Leave out the pictures and retype only the lines from the opening line to the line that holds "const yTicks = [0, 0.5, 1.0, 1.5, 2.0, 2.5];", both ends included.
____________
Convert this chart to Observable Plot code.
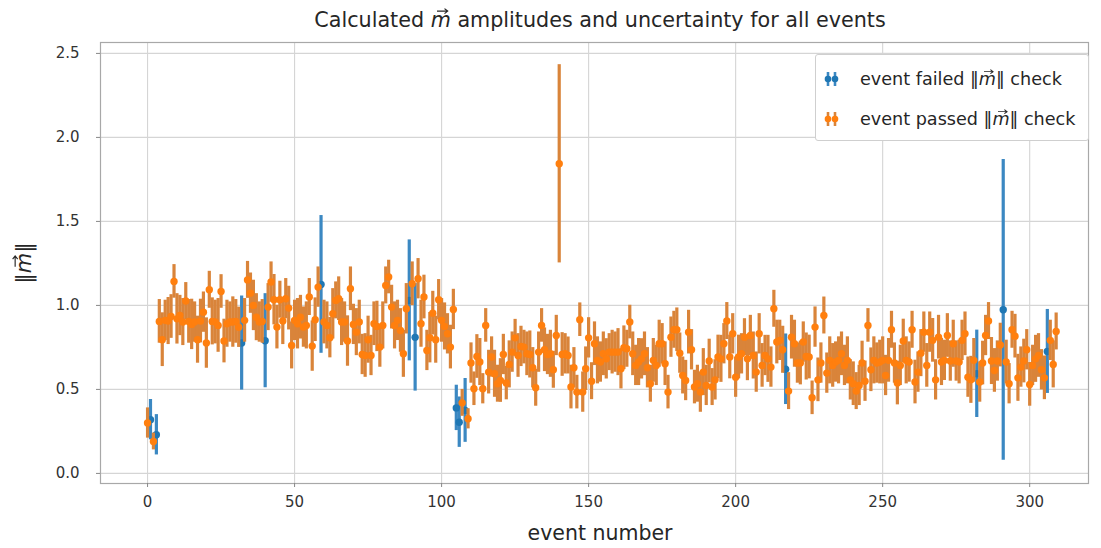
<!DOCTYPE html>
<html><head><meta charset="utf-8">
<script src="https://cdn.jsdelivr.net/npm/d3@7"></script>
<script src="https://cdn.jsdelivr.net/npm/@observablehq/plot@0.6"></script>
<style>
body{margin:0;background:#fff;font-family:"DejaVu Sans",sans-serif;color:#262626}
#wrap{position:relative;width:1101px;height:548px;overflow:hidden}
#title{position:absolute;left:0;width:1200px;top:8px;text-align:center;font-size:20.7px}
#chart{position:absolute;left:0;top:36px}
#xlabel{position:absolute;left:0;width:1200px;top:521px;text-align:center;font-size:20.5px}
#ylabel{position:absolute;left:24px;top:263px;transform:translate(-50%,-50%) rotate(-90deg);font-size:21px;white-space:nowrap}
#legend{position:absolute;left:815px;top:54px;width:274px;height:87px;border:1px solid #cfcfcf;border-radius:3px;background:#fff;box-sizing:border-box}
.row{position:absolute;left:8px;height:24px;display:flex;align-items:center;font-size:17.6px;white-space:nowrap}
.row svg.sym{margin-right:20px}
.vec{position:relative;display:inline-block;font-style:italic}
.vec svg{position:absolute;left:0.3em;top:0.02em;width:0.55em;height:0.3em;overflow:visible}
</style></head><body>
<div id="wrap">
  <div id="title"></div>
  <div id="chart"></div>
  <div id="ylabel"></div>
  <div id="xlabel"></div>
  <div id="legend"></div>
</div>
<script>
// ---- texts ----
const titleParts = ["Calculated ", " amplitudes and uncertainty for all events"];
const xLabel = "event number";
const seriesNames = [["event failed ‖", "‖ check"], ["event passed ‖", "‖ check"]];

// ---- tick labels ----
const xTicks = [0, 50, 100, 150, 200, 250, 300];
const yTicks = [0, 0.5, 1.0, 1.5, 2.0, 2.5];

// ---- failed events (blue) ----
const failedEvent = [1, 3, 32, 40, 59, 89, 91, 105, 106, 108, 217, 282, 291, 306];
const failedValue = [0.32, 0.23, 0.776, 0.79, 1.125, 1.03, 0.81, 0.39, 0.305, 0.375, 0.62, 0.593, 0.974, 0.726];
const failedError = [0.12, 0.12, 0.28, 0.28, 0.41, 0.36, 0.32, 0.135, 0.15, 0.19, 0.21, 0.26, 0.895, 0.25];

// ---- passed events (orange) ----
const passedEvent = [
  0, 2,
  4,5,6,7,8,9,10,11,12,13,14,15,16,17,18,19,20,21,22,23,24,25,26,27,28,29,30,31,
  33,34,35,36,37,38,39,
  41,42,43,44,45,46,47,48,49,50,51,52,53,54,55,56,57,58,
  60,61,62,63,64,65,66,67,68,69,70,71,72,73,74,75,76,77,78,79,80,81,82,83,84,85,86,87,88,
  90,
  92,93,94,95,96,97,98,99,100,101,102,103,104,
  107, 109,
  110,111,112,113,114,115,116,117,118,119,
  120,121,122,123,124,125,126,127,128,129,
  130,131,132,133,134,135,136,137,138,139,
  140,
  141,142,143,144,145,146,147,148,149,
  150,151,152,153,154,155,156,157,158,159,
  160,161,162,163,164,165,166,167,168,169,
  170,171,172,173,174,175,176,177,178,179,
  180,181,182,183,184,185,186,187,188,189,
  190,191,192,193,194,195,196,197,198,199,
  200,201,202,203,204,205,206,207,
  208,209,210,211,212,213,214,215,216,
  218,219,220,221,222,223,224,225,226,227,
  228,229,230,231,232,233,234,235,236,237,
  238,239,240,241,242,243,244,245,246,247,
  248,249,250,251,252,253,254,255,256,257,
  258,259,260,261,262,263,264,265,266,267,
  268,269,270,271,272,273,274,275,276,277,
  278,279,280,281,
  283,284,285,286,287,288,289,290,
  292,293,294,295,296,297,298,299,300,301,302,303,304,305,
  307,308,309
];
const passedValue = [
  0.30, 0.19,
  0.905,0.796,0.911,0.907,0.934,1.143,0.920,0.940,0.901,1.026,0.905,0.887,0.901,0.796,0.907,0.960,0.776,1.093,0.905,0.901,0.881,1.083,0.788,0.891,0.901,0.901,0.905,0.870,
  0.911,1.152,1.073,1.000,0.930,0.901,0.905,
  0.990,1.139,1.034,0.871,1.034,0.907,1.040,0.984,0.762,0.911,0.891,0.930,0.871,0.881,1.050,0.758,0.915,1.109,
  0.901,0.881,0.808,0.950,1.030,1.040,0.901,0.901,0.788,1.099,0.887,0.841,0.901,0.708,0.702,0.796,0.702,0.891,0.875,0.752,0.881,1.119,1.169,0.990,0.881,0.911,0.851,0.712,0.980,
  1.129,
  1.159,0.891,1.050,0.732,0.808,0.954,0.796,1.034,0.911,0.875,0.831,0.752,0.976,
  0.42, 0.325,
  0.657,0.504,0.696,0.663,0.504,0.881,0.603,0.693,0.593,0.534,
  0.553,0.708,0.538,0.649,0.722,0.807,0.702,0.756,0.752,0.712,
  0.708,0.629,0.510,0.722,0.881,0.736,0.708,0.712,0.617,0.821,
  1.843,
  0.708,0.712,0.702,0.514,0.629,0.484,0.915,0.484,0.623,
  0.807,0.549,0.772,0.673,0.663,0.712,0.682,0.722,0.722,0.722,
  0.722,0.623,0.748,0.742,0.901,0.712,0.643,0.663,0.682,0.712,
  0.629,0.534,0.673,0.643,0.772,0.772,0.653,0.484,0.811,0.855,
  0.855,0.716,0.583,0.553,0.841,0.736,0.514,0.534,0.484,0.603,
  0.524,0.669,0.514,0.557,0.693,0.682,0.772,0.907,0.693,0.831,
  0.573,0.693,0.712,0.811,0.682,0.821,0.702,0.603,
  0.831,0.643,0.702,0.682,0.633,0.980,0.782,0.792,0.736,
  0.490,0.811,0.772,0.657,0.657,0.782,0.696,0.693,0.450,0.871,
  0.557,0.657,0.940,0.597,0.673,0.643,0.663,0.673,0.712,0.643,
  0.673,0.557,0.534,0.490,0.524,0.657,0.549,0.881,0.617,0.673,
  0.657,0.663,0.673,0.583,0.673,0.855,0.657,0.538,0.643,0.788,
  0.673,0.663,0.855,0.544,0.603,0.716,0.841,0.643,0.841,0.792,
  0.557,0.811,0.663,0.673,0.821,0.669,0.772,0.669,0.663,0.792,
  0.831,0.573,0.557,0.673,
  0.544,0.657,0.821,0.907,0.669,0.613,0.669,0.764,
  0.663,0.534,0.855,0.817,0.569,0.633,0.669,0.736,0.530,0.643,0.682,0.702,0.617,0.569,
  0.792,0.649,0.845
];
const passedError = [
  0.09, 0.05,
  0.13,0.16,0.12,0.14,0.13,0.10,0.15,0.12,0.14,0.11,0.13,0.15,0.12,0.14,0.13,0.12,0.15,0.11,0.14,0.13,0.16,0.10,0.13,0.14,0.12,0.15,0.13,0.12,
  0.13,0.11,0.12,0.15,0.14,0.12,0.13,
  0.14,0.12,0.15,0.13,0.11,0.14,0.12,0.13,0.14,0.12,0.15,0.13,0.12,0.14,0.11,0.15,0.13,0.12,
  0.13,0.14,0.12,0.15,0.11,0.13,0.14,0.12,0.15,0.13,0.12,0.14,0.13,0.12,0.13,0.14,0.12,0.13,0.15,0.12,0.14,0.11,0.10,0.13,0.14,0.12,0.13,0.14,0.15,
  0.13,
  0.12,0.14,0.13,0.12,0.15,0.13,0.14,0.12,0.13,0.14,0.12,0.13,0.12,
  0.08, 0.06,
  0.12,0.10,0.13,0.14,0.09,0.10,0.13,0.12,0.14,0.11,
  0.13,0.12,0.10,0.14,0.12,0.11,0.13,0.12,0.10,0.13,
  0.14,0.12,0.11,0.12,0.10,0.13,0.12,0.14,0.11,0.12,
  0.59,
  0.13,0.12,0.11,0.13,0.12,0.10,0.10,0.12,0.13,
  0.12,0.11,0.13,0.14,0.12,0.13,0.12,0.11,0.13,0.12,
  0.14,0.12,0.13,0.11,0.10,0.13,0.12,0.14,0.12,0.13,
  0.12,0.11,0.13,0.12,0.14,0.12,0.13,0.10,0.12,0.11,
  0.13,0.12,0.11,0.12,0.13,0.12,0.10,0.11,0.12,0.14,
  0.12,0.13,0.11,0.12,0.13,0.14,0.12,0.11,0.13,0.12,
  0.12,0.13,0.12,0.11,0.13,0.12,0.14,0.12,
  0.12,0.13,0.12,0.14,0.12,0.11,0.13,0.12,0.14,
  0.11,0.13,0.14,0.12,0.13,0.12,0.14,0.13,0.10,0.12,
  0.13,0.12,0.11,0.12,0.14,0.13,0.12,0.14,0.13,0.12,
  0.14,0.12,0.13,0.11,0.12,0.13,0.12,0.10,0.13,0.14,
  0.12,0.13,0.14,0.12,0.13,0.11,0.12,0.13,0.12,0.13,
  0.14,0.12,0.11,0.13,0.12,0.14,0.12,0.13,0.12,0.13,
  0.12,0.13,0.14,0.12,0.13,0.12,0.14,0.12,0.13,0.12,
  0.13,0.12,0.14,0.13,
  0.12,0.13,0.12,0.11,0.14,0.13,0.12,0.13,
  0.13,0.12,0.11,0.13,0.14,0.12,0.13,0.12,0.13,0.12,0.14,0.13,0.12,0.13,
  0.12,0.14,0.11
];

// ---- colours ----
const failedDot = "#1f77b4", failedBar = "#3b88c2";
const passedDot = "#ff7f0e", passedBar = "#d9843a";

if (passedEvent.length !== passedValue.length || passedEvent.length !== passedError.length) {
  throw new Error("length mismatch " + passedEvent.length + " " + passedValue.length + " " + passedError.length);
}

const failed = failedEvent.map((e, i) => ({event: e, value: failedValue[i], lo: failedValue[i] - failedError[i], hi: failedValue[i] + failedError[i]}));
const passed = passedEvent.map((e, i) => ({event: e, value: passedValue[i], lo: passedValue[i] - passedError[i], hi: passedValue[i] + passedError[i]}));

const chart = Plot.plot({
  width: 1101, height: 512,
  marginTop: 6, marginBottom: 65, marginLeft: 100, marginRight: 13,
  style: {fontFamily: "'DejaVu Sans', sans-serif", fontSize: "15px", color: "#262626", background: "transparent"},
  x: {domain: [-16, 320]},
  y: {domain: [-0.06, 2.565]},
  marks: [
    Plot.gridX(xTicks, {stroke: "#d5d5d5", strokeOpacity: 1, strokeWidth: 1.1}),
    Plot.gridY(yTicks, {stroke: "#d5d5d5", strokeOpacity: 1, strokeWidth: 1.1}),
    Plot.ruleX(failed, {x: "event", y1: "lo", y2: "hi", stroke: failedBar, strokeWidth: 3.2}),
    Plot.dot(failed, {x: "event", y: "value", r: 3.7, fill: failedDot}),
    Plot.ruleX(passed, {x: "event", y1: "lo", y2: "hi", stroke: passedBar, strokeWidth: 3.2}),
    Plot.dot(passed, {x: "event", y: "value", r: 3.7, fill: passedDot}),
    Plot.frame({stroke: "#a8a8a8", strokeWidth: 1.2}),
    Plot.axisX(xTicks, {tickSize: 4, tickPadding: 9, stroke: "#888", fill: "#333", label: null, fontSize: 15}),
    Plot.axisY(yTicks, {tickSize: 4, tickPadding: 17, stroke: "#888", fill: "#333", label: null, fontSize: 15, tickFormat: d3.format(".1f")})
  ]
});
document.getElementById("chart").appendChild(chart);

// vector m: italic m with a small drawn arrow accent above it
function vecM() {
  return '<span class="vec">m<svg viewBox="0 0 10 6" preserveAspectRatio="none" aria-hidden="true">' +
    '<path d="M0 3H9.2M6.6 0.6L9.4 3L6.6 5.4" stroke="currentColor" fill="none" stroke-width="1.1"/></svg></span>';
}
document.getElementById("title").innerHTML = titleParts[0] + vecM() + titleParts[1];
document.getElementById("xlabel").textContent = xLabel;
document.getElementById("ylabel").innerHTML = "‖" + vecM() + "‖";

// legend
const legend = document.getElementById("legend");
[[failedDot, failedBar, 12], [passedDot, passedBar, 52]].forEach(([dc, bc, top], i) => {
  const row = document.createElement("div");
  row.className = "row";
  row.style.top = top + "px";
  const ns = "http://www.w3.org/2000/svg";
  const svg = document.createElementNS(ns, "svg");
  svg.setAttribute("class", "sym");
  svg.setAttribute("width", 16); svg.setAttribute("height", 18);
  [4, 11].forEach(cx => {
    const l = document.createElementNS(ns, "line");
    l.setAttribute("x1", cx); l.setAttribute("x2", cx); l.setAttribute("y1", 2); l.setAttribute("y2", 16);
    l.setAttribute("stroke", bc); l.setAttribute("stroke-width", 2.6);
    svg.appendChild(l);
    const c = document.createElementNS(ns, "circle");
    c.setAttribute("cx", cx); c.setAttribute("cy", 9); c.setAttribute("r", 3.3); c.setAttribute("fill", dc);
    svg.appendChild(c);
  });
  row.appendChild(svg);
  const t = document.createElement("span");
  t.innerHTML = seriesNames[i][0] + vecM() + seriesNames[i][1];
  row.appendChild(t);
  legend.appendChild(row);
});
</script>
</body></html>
____________
**Response:**
Convert this chart to Observable Plot code.
<!DOCTYPE html>
<html><head><meta charset="utf-8">
<script src="https://cdn.jsdelivr.net/npm/d3@7"></script>
<script src="https://cdn.jsdelivr.net/npm/@observablehq/plot@0.6"></script>
<style>
body{margin:0;background:#fff;font-family:"DejaVu Sans",sans-serif;color:#262626}
#wrap{position:relative;width:1101px;height:548px;overflow:hidden}
#title{position:absolute;left:0;width:1200px;top:8px;text-align:center;font-size:20.7px}
#chart{position:absolute;left:0;top:36px}
#xlabel{position:absolute;left:0;width:1200px;top:521px;text-align:center;font-size:20.5px}
#ylabel{position:absolute;left:24px;top:263px;transform:translate(-50%,-50%) rotate(-90deg);font-size:21px;white-space:nowrap}
#legend{position:absolute;left:815px;top:54px;width:274px;height:87px;border:1px solid #cfcfcf;border-radius:3px;background:#fff;box-sizing:border-box}
.row{position:absolute;left:8px;height:24px;display:flex;align-items:center;font-size:17.6px;white-space:nowrap}
.row svg.sym{margin-right:20px}
.vec{position:relative;display:inline-block;font-style:italic}
.vec svg{position:absolute;left:0.3em;top:0.02em;width:0.55em;height:0.3em;overflow:visible}
</style></head><body>
<div id="wrap">
  <div id="title"></div>
  <div id="chart"></div>
  <div id="ylabel"></div>
  <div id="xlabel"></div>
  <div id="legend"></div>
</div>
<script>
// ---- texts ----
const titleParts = ["Calculated ", " amplitudes and uncertainty for all events"];
const xLabel = "event number";
const seriesNames = [["event failed ‖", "‖ check"], ["event passed ‖", "‖ check"]];

// ---- tick labels ----
const xTicks = [0, 50, 100, 150, 200, 250, 300];
const yTicks = [0, 0.5, 1.0, 1.5, 2.0, 2.5];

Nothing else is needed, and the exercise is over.